Now I understand more deeply the problem of addiction and our cultures addiction to it as revealed in Johann Hari’s, Chasing the Scream; The First and Last Days of the War on Drugs. Each of these books significantly expanded my love of all God’s people.

This is was what the writer to the Ephesians was seeing in the followers of Jesus in Ephesus and he wanted this habit of openness and inquiry to deepen. He writes, “I pray that the God of our Lord Jesus Christ, the Father of glory, will give you a spirit of wisdom and revelation that makes God known to you.” The writer doesn’t want us to open our minds to all God’s people because he thinks we should.  He wants us to do it out of a sense of calling from God.

On Thursday night Laura and I went to see a play at the Armory in downtown Portland entitled Hold These Truths.
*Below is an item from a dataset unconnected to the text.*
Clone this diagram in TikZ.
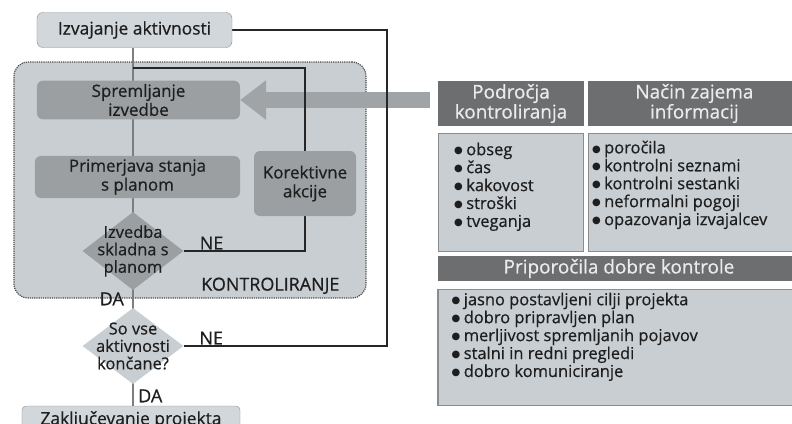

The one-man play gave us eyes to see how our Japanese-American fellow citizens experienced their incarceration during World War Two.  Our eyes filled with tears as we felt with them. After it was over we all stood in confession, honor and recognition. We needed to express our appreciation for what our Japanese-American brother had caused us to see.

The writer to the Ephesians goes on, “I pray that the eyes of your heart will have enough light to see what is the hope of God’s call.”  “The eyes of your heart,” what a beautiful image! This is the only place in the Bible where it is used. With the writer of Ephesians I pray that God will open the eyes of our heart to see how alike we are as humans and how we all want peace. He wants us to see that we need each other and no one should be left below the radar.

How do we open the eyes of our heart? How do we let more light into our inner world?  We allow ourselves to get to know all God’s people.  If we want to follow Jesus, this is what we must do.

This vision for all God’s people is the hope of God’s call, it is the richness of God’s glorious inheritance. We who have begun to experience this are just beginning to realize the overwhelming greatness of God’s power that is working among us believers.  This is what animates us and gives us hope.  This is why we have hope no matter who is president.  We have tied ourselves to a power deeper than politics, deeper than the cycles of history and deeper than religion.  “This power is conferred by the energy of God’s powerful strength.”  We are not siphoning energy from a human and limited source; we have tapped into the power of our creator God who loves all God’s people.

How do we know that God’s power is at work in our world, particularly when things look so dark?  Here is the writer of the Epistle to the Ephesians answer.  “God’s power was at work in Christ when God raised him from the dead and sat him at God’s right side in the heavens, far above every ruler and authority and power and angelic power, any power that might be named not only now but in the future.”  We Jesus-followers do not say either the Democrats or the Republicans are Lord.  We do not say our two-party system, a single party system nor any possible multiple-party system is Lord. We do not say capitalism is Lord, nor the United States is Lord.  Always we say “Jesus is Lord” and this Jesus is bigger than us all and bigger than our religion.  Jesus is Lord because Jesus shows us God, who loves all God’s people, every human on the face of this earth.  Amen.